I grew up next door to my grandfather, so I spent many, many days playing in that field. There were basements of old, burned-out homes in the first on the left edge of the photo, and my siblings and I would spend summer days exploring those basements and the forest beyond.

When I started going to high school, I would come home after track meets or band practice through a path in the forest that eventually opened into this field. I walked the steps my mother is walking in the photograph so many times.

It’s like home to me.

I can’t be sure who took the photograph.
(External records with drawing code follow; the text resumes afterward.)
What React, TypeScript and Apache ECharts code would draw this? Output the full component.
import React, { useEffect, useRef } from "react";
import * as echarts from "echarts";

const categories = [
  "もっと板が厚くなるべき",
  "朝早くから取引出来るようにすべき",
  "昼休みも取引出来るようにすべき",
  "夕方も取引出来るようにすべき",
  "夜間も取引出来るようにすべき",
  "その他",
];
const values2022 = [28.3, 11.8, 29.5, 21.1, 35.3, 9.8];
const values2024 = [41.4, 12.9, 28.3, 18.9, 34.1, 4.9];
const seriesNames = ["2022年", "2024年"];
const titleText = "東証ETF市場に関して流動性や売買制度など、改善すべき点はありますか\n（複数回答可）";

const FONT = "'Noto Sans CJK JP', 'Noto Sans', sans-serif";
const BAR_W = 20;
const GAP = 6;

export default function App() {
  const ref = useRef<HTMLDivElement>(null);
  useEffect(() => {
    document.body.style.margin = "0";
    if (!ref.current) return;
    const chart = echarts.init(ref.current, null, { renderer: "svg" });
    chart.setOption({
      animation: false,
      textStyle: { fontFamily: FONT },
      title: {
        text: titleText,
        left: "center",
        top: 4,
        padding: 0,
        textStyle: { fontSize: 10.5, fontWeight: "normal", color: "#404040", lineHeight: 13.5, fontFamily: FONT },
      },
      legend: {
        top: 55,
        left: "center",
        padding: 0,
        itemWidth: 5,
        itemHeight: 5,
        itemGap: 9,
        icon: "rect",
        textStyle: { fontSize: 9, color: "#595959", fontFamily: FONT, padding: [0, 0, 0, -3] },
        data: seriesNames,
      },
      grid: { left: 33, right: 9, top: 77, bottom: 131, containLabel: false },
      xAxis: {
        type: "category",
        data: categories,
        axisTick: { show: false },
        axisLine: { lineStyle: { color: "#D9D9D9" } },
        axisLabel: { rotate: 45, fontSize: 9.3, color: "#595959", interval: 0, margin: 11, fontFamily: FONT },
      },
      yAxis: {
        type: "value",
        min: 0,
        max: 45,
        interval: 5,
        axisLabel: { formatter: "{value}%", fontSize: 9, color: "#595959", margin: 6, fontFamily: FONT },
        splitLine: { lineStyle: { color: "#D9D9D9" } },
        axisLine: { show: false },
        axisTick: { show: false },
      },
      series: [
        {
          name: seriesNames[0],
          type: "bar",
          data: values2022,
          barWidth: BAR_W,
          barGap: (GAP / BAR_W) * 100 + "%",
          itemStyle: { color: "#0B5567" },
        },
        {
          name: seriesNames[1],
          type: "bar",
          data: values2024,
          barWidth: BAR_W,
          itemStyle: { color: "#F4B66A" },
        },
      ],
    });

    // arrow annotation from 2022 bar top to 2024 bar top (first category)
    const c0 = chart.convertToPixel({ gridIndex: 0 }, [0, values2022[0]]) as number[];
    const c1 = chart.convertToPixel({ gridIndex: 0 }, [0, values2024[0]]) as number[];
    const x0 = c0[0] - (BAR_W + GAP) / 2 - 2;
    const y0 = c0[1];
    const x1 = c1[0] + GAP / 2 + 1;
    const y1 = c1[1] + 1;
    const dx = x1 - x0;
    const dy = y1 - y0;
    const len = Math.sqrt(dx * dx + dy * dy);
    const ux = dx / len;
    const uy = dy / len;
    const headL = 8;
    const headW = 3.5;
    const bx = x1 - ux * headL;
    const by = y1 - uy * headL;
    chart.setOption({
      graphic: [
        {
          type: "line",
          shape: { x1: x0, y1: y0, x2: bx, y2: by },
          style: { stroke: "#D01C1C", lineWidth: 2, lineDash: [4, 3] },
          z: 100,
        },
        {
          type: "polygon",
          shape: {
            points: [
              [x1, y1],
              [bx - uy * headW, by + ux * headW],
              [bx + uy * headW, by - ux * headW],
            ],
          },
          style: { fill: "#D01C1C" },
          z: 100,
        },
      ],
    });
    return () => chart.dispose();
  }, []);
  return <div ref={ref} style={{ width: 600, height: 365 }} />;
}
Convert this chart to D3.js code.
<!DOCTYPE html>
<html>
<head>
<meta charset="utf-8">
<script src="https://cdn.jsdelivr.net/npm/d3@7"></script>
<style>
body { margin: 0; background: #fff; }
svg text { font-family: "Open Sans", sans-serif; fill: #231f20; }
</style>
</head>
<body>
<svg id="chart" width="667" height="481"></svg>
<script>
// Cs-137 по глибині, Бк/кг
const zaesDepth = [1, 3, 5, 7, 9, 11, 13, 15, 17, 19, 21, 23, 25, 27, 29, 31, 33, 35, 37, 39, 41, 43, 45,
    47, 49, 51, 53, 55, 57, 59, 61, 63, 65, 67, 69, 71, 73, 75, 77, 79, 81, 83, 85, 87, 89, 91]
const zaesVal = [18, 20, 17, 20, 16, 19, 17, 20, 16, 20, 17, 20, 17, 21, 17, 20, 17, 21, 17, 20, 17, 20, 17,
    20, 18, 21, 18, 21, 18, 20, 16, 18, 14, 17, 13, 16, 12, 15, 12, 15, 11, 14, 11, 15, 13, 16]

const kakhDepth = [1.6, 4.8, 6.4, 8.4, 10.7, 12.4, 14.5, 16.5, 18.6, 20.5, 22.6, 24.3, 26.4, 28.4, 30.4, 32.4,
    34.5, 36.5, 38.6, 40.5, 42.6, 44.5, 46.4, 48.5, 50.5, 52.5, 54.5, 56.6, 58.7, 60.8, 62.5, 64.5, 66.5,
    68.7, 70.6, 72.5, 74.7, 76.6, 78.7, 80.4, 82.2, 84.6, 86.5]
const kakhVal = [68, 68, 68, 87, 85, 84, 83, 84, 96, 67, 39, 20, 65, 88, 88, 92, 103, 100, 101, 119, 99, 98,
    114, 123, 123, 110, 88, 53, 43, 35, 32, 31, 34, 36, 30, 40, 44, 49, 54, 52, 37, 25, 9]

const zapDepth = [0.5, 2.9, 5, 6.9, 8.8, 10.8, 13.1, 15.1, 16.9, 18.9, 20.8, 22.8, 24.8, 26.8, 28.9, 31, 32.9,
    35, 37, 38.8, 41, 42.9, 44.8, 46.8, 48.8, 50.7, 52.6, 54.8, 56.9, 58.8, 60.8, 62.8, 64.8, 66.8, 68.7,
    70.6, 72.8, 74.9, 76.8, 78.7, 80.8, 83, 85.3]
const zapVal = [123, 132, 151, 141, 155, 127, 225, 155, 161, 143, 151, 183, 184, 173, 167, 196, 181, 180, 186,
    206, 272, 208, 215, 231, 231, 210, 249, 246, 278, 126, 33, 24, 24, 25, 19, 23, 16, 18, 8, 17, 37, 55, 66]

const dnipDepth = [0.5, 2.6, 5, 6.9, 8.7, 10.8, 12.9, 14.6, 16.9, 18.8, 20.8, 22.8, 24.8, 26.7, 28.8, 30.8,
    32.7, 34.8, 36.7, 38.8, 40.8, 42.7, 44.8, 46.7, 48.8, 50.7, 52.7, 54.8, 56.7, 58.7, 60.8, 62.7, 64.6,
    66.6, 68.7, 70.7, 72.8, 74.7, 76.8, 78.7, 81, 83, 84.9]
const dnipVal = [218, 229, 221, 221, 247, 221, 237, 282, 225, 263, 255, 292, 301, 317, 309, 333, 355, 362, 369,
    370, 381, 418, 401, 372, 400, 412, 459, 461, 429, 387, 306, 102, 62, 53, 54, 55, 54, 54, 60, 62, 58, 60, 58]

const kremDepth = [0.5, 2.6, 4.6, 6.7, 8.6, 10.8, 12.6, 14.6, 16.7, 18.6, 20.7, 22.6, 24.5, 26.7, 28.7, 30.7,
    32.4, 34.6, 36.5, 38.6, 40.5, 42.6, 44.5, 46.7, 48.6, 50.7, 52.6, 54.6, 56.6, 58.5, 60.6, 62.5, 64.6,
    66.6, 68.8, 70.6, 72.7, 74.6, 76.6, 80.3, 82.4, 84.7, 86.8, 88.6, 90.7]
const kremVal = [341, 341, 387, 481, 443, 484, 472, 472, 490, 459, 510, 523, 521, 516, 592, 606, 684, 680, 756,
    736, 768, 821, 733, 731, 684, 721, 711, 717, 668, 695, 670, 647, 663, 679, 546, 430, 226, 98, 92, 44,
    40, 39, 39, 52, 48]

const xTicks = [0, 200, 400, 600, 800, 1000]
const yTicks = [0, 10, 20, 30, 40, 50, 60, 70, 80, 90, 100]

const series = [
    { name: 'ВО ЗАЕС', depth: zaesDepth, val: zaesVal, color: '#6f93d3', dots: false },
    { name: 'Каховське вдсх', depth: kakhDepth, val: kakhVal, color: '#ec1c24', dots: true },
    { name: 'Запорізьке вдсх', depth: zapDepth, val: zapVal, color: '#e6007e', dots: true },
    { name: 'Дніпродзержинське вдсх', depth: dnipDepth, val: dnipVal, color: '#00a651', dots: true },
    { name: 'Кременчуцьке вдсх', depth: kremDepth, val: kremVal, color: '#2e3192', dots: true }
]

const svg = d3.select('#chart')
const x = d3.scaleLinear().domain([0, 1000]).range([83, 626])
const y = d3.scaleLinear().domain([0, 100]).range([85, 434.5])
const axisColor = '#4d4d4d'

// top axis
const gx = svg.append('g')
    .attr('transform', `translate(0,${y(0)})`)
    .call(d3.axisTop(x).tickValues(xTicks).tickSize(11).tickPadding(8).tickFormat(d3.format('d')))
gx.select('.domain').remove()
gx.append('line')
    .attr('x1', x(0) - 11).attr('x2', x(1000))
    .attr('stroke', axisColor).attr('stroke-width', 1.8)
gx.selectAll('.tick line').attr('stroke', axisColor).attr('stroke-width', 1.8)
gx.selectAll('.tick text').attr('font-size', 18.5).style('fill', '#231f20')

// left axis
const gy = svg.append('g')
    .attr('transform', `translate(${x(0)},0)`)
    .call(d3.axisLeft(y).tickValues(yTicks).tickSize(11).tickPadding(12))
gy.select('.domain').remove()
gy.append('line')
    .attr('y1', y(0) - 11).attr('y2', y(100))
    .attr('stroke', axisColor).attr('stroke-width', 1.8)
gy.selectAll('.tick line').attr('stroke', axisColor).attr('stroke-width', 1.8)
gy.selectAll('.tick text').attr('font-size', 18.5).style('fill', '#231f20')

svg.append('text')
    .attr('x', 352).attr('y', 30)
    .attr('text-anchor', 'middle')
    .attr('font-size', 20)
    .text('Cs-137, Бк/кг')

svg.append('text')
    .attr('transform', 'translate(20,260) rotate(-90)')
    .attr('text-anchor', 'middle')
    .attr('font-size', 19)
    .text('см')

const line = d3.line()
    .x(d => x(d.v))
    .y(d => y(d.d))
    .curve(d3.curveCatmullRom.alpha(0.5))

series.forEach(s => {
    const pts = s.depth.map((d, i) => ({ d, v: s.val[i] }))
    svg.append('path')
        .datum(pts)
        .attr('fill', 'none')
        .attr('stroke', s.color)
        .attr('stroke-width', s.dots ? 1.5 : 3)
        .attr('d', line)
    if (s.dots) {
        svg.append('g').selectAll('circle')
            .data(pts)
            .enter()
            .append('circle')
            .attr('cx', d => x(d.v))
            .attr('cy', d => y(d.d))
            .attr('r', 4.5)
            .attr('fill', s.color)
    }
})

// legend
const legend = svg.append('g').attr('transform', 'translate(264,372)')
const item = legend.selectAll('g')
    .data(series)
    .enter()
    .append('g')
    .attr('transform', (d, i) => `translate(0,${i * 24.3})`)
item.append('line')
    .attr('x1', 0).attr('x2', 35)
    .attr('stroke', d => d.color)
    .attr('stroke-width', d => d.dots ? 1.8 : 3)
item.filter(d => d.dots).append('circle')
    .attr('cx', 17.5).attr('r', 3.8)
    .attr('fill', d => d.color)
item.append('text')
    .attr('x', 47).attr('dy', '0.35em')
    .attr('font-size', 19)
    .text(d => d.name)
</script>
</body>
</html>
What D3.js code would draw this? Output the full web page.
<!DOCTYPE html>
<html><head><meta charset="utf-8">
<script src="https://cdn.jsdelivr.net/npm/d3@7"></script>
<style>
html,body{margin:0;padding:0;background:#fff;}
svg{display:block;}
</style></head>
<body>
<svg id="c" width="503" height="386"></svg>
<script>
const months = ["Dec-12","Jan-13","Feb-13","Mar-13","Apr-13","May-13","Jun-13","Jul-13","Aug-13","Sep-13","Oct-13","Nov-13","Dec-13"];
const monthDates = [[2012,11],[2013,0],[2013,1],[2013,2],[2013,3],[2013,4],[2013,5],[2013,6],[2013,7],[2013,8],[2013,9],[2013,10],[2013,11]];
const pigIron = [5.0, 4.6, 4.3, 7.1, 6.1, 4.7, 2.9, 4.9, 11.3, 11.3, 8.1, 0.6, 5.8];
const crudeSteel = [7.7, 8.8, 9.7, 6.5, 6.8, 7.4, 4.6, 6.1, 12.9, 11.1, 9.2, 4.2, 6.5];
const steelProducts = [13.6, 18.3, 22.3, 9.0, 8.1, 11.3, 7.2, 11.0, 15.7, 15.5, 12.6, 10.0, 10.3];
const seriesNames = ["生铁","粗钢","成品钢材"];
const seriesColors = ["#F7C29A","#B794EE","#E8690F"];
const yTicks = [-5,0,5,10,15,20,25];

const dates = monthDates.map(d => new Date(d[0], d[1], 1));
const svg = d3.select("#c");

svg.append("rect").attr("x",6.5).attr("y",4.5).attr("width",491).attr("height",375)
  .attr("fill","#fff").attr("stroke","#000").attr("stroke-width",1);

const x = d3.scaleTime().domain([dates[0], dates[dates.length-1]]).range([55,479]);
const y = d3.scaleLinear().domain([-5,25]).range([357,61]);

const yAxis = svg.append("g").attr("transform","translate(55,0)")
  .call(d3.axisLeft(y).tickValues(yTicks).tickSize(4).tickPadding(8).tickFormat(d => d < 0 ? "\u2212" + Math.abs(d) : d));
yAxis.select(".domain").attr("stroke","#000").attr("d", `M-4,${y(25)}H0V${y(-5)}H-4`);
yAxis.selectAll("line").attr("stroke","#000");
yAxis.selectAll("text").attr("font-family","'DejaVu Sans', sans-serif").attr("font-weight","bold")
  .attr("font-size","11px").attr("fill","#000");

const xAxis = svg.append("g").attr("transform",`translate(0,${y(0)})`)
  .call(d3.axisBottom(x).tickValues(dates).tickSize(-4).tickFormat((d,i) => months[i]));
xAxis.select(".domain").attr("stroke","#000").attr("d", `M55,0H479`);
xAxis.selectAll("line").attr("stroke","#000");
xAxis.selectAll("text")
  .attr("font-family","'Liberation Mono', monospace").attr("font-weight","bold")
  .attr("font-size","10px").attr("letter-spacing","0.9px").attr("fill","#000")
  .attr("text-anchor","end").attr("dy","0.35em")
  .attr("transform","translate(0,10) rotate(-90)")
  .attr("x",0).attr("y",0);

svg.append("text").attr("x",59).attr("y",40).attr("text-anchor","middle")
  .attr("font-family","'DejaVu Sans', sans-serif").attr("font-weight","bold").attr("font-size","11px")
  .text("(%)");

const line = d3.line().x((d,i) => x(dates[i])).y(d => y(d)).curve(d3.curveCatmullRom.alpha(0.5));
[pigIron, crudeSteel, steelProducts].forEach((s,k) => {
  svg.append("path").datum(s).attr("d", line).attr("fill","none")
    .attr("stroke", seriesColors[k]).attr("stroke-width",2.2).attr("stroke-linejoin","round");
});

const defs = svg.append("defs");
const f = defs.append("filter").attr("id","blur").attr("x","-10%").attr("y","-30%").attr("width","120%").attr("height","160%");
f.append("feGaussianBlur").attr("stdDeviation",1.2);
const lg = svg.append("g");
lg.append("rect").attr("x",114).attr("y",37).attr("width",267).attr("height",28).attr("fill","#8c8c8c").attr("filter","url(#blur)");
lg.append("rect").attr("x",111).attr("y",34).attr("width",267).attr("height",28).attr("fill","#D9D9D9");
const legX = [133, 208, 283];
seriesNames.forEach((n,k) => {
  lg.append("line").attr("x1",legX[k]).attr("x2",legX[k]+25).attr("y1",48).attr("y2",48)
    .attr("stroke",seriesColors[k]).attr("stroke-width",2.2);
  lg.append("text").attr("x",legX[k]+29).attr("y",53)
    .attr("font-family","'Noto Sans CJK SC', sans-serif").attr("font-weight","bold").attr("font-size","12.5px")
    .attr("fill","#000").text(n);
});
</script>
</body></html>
Though I would ultimately grow up next door to my grandparents, we weren’t yet living in that home in 1971. Instead, my parents owned a home in a nearby town in Rhode Island, just down the road from Spring Lake, so Mom must’ve been visiting my grandparents on this day.

My father could’ve taken the photo since they were still together back then, but I had seven aunts and uncles back then, and at least a few were still living at home, including my aunts Diane and Sheila, who was even younger than Diane.

The photographer remains a mystery, but the place is as familiar as the back of my hand, and my mother, so young and presumably filled with hope while carrying her first child, looks just how I remember her in those days.

Staring at a photograph like this is so achingly bittersweet. To steal another glimpse of another moment in my mother’s life is so precious to me, but how I wish I would find a way to open the window on this photo and step through to that day, at that very moment, and see the world for what it was. Just a few moments to speak to my mom and aunt – both now gone – and gain the full measure of the past.

The fact that we haven’t invented a time machine yet is infuriating.